(Collection entries)
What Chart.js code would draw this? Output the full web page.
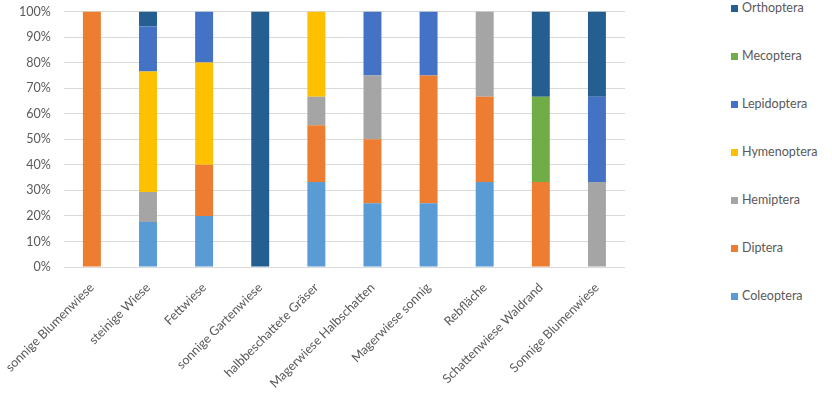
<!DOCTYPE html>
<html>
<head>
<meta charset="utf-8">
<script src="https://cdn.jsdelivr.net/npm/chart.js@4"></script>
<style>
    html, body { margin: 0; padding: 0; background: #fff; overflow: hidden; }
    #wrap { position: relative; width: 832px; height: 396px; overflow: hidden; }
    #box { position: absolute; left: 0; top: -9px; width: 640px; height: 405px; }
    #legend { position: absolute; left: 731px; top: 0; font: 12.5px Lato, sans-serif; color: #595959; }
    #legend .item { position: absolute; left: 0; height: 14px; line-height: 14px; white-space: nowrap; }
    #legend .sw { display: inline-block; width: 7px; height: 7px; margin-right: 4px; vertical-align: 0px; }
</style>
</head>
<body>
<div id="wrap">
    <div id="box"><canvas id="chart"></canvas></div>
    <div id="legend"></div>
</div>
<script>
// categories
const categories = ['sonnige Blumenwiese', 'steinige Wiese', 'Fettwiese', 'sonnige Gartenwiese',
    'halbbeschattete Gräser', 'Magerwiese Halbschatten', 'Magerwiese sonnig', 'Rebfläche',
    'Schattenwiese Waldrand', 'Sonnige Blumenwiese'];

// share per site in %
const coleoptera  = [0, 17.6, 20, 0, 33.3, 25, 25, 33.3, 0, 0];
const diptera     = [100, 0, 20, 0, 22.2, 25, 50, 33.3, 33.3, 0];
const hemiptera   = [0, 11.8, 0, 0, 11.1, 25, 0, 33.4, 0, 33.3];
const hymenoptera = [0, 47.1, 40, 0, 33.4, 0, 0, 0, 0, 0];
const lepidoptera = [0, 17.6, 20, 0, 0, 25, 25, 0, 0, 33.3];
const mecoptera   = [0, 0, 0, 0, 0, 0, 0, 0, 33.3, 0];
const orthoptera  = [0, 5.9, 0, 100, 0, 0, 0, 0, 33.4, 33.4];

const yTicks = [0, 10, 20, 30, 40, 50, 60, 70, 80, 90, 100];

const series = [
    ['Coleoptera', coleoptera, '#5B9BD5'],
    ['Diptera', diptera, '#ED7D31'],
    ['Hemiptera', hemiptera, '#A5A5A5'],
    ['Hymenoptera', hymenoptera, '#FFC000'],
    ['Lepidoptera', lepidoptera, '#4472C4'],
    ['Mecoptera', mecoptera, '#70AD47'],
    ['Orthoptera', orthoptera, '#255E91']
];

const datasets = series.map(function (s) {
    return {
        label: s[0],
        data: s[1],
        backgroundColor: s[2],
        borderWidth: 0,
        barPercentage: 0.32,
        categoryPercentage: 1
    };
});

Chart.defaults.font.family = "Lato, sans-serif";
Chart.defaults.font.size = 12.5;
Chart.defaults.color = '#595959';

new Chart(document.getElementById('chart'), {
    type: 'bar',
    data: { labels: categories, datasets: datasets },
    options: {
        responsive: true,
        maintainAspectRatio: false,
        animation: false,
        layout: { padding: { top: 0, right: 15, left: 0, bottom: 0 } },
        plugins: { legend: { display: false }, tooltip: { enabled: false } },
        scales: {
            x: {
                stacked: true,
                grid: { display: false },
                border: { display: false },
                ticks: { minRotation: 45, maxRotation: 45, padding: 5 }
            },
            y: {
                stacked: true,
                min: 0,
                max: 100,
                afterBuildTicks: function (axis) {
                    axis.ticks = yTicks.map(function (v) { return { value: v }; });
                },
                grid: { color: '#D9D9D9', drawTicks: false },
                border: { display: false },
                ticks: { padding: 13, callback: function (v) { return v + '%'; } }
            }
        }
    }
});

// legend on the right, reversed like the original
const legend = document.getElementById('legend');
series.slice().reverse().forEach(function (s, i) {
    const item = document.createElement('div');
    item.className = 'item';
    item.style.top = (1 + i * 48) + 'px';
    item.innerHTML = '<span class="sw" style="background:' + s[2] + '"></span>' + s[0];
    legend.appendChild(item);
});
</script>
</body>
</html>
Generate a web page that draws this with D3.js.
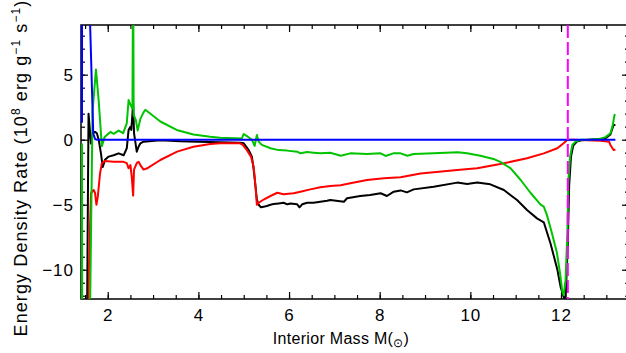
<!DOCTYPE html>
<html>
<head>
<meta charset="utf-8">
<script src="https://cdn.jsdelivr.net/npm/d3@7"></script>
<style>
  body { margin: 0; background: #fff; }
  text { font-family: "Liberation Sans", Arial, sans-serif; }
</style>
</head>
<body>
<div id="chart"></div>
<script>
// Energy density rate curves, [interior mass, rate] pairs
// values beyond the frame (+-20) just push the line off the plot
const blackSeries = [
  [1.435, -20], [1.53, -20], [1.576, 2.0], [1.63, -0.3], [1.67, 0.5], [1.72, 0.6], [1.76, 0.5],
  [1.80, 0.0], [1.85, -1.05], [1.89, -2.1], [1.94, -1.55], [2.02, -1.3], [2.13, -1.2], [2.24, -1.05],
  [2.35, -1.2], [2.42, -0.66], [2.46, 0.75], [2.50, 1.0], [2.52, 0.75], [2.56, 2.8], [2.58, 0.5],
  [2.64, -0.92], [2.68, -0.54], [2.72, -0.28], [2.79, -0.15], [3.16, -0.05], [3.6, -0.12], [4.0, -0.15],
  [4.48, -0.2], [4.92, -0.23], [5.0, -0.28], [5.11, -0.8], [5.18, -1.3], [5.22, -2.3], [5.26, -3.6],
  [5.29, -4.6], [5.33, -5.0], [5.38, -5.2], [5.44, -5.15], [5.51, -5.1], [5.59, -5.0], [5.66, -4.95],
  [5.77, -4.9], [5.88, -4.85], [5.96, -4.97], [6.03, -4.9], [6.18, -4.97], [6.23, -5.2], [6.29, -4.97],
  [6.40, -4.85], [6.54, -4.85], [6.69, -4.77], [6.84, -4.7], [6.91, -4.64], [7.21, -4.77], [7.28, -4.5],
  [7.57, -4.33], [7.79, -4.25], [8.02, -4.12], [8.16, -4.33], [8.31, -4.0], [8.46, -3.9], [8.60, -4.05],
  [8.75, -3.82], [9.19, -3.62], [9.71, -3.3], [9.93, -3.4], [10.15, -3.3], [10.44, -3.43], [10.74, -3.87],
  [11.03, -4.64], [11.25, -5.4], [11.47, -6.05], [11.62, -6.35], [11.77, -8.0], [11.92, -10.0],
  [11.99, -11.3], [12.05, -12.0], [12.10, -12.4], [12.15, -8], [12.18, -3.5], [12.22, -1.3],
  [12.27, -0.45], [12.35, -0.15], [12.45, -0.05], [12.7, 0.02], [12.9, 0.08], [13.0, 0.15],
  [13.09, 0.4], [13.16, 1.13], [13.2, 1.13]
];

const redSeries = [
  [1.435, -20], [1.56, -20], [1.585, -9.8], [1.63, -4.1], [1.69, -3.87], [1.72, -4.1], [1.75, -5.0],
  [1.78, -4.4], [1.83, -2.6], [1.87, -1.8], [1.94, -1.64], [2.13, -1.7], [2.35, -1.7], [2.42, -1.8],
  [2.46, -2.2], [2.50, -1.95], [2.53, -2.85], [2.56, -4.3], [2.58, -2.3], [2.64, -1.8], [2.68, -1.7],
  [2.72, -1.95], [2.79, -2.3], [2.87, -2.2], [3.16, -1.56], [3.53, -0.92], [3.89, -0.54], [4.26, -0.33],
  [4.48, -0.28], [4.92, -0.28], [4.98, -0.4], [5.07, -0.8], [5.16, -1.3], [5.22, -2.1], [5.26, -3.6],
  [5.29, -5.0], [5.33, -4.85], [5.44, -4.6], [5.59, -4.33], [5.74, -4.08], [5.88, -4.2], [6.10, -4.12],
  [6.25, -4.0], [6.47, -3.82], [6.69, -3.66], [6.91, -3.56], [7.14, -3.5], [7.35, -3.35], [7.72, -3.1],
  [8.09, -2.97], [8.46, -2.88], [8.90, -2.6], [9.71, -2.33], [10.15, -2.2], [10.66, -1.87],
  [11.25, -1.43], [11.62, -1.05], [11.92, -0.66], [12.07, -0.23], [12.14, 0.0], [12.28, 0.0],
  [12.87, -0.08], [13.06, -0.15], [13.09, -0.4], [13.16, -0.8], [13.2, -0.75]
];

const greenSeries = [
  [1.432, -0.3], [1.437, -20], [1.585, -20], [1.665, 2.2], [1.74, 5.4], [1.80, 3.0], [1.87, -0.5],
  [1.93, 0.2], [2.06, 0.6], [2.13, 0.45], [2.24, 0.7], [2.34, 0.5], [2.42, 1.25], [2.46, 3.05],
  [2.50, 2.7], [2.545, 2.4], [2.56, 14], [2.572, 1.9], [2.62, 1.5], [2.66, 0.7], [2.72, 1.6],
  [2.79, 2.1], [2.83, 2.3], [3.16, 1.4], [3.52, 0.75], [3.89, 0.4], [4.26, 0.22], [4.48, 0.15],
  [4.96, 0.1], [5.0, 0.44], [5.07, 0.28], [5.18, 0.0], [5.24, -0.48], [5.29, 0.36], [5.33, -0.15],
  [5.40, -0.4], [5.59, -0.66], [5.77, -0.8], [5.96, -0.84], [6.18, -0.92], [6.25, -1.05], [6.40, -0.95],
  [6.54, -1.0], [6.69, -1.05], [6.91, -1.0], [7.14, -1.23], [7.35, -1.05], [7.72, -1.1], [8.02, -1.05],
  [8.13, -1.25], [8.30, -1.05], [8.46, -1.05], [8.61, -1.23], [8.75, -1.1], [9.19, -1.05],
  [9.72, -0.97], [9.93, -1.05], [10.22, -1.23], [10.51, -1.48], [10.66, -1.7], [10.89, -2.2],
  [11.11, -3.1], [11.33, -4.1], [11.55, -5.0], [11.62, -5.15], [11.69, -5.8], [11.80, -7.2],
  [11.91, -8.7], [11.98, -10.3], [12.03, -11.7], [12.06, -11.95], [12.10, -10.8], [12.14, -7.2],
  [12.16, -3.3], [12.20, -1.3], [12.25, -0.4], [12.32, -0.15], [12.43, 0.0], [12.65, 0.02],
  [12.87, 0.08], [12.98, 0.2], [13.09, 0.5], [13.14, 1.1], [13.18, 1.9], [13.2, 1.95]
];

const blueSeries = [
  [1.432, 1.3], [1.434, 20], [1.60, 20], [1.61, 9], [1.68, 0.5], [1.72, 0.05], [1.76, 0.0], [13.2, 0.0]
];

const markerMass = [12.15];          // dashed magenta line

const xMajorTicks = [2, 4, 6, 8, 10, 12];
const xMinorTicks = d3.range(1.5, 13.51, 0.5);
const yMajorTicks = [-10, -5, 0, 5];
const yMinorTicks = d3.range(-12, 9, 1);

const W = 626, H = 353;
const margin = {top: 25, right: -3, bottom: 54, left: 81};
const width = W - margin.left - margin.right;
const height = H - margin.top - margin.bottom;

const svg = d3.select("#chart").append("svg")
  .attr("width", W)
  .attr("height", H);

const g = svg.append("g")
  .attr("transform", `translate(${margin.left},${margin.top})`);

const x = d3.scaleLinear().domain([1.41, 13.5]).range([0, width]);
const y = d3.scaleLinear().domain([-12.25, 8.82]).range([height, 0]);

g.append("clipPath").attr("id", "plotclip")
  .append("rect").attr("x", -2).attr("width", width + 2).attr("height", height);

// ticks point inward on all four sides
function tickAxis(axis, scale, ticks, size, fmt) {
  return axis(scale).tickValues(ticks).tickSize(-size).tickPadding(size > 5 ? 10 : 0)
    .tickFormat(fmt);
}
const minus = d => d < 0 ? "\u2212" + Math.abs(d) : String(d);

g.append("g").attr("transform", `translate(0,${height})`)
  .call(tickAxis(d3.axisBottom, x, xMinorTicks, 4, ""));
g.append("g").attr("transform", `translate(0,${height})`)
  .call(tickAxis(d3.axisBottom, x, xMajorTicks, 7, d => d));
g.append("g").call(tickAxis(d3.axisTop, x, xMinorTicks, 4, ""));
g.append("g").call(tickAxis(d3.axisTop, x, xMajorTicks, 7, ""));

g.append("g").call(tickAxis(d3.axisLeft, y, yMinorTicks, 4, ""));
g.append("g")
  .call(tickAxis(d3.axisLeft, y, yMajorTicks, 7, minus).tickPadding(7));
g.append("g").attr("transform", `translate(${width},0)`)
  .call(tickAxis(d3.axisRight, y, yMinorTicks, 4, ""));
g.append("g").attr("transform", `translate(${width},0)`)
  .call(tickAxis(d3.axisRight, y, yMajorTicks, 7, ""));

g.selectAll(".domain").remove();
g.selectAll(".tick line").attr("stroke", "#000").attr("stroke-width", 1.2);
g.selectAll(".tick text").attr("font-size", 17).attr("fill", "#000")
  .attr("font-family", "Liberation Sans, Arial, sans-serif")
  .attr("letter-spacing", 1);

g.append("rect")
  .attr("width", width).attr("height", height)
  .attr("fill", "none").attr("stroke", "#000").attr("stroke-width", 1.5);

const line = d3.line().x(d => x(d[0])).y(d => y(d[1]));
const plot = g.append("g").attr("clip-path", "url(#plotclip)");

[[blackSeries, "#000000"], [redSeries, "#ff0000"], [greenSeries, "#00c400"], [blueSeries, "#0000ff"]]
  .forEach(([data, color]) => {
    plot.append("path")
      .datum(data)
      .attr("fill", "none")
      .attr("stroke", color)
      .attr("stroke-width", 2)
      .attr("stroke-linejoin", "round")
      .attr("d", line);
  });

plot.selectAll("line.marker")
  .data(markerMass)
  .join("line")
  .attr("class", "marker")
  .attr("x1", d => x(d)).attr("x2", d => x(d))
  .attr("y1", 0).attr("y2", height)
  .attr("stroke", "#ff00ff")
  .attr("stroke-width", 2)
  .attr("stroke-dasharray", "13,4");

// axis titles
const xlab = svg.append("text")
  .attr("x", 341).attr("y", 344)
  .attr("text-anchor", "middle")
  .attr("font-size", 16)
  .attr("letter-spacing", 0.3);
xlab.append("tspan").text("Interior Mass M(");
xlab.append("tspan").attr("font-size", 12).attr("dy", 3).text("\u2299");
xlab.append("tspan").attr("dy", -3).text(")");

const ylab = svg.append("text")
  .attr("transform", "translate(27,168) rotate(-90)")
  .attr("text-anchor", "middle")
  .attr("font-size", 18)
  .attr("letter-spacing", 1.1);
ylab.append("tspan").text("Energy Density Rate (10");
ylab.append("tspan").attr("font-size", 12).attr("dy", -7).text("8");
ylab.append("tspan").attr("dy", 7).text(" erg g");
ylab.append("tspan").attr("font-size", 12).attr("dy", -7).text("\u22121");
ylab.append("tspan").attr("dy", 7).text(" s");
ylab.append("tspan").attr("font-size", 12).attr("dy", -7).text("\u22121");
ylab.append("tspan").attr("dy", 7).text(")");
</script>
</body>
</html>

▸ **EXERCISE TASK**: Write out each line of the listing above, exactly, from its first line to the line holding "Waldrand', 'Sonnige Blumenwiese'];", inclusive. Skip the pictures.

▸ **ANSWER FOR THIS EXERCISE**:
What Chart.js code would draw this? Output the full web page.
<!DOCTYPE html>
<html>
<head>
<meta charset="utf-8">
<script src="https://cdn.jsdelivr.net/npm/chart.js@4"></script>
<style>
    html, body { margin: 0; padding: 0; background: #fff; overflow: hidden; }
    #wrap { position: relative; width: 832px; height: 396px; overflow: hidden; }
    #box { position: absolute; left: 0; top: -9px; width: 640px; height: 405px; }
    #legend { position: absolute; left: 731px; top: 0; font: 12.5px Lato, sans-serif; color: #595959; }
    #legend .item { position: absolute; left: 0; height: 14px; line-height: 14px; white-space: nowrap; }
    #legend .sw { display: inline-block; width: 7px; height: 7px; margin-right: 4px; vertical-align: 0px; }
</style>
</head>
<body>
<div id="wrap">
    <div id="box"><canvas id="chart"></canvas></div>
    <div id="legend"></div>
</div>
<script>
// categories
const categories = ['sonnige Blumenwiese', 'steinige Wiese', 'Fettwiese', 'sonnige Gartenwiese',
    'halbbeschattete Gräser', 'Magerwiese Halbschatten', 'Magerwiese sonnig', 'Rebfläche',
    'Schattenwiese Waldrand', 'Sonnige Blumenwiese'];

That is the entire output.